If you’ve spent any time looking for Social Security advice, you’ve probably noticed a frustrating pattern. It’s all about “spousal benefits,” “survivor switches,” and how to coordinate with a partner. But when you’re a single, one-income professional, that advice feels like you’re being ignored by a system that wasn't built for you.


The reality is that nearly 30% of U.S. households are now single-person, yet the industry is still stuck in a 1950s "his and hers" mindset. When you are the sole architect of your retirement, Social Security is your most powerful tool for risk management.


The Myth of the Standard Claiming Age

Most people will tell you to "just wait until 70" to get the biggest check. While that’s great for the math, it’s not always the right move for your life. When you’re solo, your Social Security check is your primary defense against market volatility.
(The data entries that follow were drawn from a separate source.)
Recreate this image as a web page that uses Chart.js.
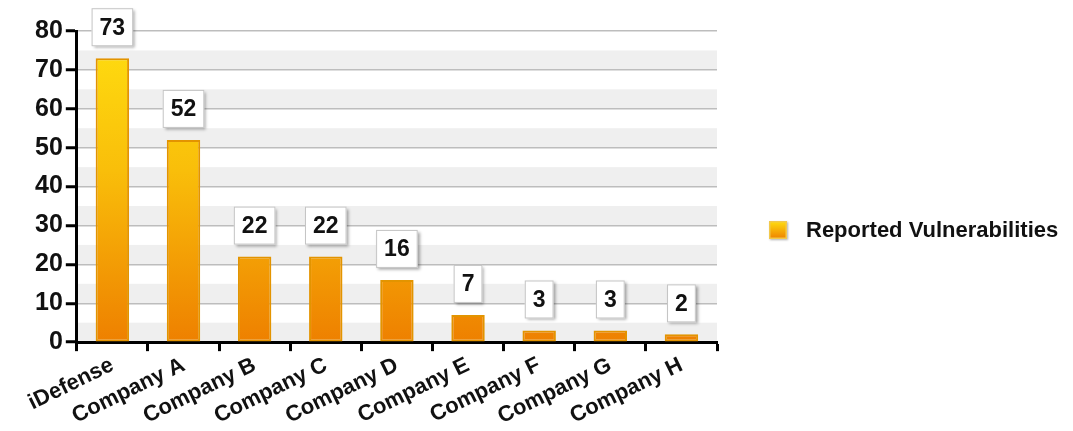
<!DOCTYPE html>
<html>
<head>
<meta charset="utf-8">
<script src="https://cdn.jsdelivr.net/npm/chart.js@4.4.1/dist/chart.umd.min.js"></script>
<style>
html,body{margin:0;padding:0;background:#fff;}
#wrap{width:1073px;height:431px;}
</style>
</head>
<body>
<div id="wrap"><canvas id="c" width="1073" height="431"></canvas></div>
<script>
const categories = ['iDefense','Company A','Company B','Company C','Company D','Company E','Company F','Company G','Company H'];
const seriesName = 'Reported Vulnerabilities';
const vulnerabilities = [73, 52, 22, 22, 16, 7, 3, 3, 2];
const yTickValues = [0, 10, 20, 30, 40, 50, 60, 70, 80];

const FONT = '"Liberation Sans", Arial, sans-serif';

function barGradient(ctx) {
  const chart = ctx.chart;
  const area = chart.chartArea;
  if (!area) return '#F5B400';
  const el = ctx.element;
  const y0 = area.bottom;
  const y1 = (el && isFinite(el.y)) ? el.y : area.top;
  const g = chart.ctx.createLinearGradient(0, y1, 0, y0);
  g.addColorStop(0, '#FFDF10');
  g.addColorStop(0.45, '#F9BE0A');
  g.addColorStop(1, '#EE8000');
  return g;
}

const bandsPlugin = {
  id: 'bands',
  beforeDraw(chart) {
    const {ctx, chartArea} = chart;
    const y = chart.scales.y;
    ctx.save();
    ctx.fillStyle = '#EFEFEF';
    for (let v = 0; v < 80; v += 10) {
      const top = y.getPixelForValue(v + 5);
      const bot = y.getPixelForValue(v);
      ctx.fillRect(chartArea.left, top, chartArea.right - chartArea.left, bot - top);
    }
    ctx.restore();
  }
};

const labelPlugin = {
  id: 'valueBoxes',
  afterDatasetsDraw(chart) {
    const {ctx} = chart;
    const meta = chart.getDatasetMeta(0);
    ctx.save();
    ctx.font = 'bold 23px ' + FONT;
    ctx.textAlign = 'center';
    ctx.textBaseline = 'middle';
    meta.data.forEach((bar, i) => {
      const txt = String(chart.data.datasets[0].data[i]);
      const tw = ctx.measureText(txt).width;
      const w = tw + 16;
      const h = 38;
      const cx = bar.x;
      const bottom = bar.y - 12;
      const x = cx - w / 2, yy = bottom - h;
      ctx.save();
      ctx.shadowColor = 'rgba(0,0,0,0.35)';
      ctx.shadowBlur = 3;
      ctx.shadowOffsetX = 2;
      ctx.shadowOffsetY = 2;
      ctx.fillStyle = '#FFFFFF';
      ctx.fillRect(x, yy, w, h);
      ctx.restore();
      ctx.strokeStyle = '#C4C4C4';
      ctx.lineWidth = 1;
      ctx.strokeRect(x + 0.5, yy + 0.5, w - 1, h - 1);
      ctx.fillStyle = '#111111';
      ctx.fillText(txt, cx, yy + h / 2 + 1);
    });
    ctx.restore();
  }
};

const legendPlugin = {
  id: 'customLegend',
  afterDraw(chart) {
    const {ctx} = chart;
    ctx.save();
    const bx = 769, by = 221, bs = 18;
    const g = ctx.createLinearGradient(0, by, 0, by + bs);
    g.addColorStop(0, '#FFDF10');
    g.addColorStop(1, '#EE8000');
    ctx.shadowColor = 'rgba(0,0,0,0.3)';
    ctx.shadowBlur = 2;
    ctx.shadowOffsetX = 1;
    ctx.shadowOffsetY = 1;
    ctx.fillStyle = g;
    ctx.fillRect(bx, by, bs, bs);
    ctx.shadowColor = 'transparent';
    ctx.strokeStyle = '#F2C94C';
    ctx.lineWidth = 1.5;
    ctx.strokeRect(bx + 0.75, by + 0.75, bs - 1.5, bs - 1.5);
    ctx.font = 'bold 22px ' + FONT;
    ctx.fillStyle = '#111111';
    ctx.textAlign = 'left';
    ctx.textBaseline = 'middle';
    ctx.fillText(seriesName, 806, 231);
    ctx.restore();
  }
};

new Chart(document.getElementById('c'), {
  type: 'bar',
  data: {
    labels: categories,
    datasets: [{
      label: seriesName,
      data: vulnerabilities,
      backgroundColor: barGradient,
      borderColor: '#E39400',
      borderWidth: 2,
      borderSkipped: false,
      categoryPercentage: 1.0,
      barPercentage: 0.47
    }]
  },
  options: {
    responsive: false,
    animation: false,
    devicePixelRatio: 1,
    layout: { padding: { left: 32, right: 356, top: 31, bottom: 0 } },
    plugins: {
      legend: { display: false },
      tooltip: { enabled: false }
    },
    scales: {
      x: {
        grid: {
          offset: true,
          drawOnChartArea: false,
          drawTicks: true,
          tickLength: 9,
          tickColor: '#000',
          tickWidth: 3
        },
        border: { color: '#000', width: 3 },
        ticks: {
          autoSkip: false,
          minRotation: 26,
          maxRotation: 26,
          padding: 1,
          color: '#111',
          font: { family: FONT, size: 22, weight: 'bold' }
        }
      },
      y: {
        min: 0,
        max: 80,
        afterBuildTicks(scale) {
          const t = [];
          for (let v = 0; v <= 80; v += 5) t.push({ value: v });
          scale.ticks = t;
        },
        grid: {
          color: '#BDBDBD',
          lineWidth: 1.5,
          drawTicks: true,
          tickLength: 11,
          tickWidth: 3,
          tickColor: (c) => (c.tick && c.tick.value % 10 === 0) ? '#000' : 'rgba(0,0,0,0)'
        },
        border: { color: '#000', width: 3 },
        ticks: {
          padding: 3,
          color: '#111',
          font: { family: FONT, size: 25, weight: 'bold' },
          callback: (v) => yTickValues.includes(v) ? String(v) : ''
        }
      }
    }
  },
  plugins: [bandsPlugin, labelPlugin, legendPlugin]
});
</script>
</body>
</html>
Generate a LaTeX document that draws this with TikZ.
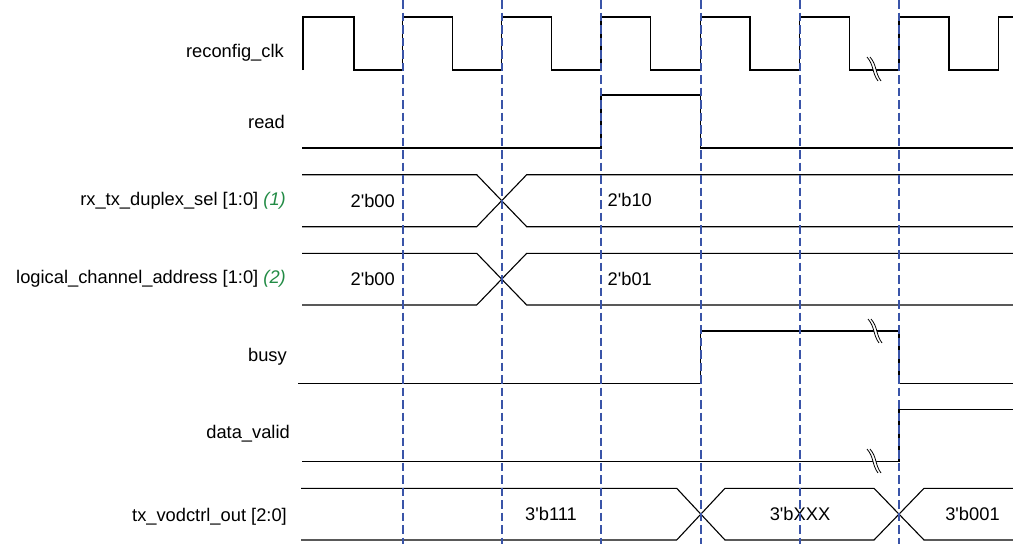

If you have a rough year in the stock market right as you retire, having that guaranteed Social Security income earlier might actually protect your personal portfolio from being depleted. On the flip side, if you're healthy and still enjoying your work, waiting until 70 acts like an insurance policy against living to 100.


It’s All on You (And That’s Okay)

One of the hardest parts of planning alone is the weight of the decision. There’s no partner to bounce ideas off of and no second check to buffer a mistake. This often leads to "decision paralysis" or, worse, hoarding your savings because you’re terrified of a "what if" scenario.


But Social Security is one of the few things in your plan that is inflation-protected and guaranteed for life. When you understand how to weave it into your specific one-income math, it stops being a source of anxiety and starts being the foundation of your freedom. It’s the floor that allows you to take more risks with the rest of your life.


Designing Your Version of Success

A fearless solo retirement means looking the numbers in the eye and making them work for the life you actually live, not the one the brochures say you should have. You need a strategy that reflects your risks, your values, and your timeline.


Don't let a generic system dictate your future. Whether you claim at 62, 67, or 70, the goal is to make sure that when you finally walk away from the 9-to-5, you do it with the clarity that you’ve won the game on your own terms.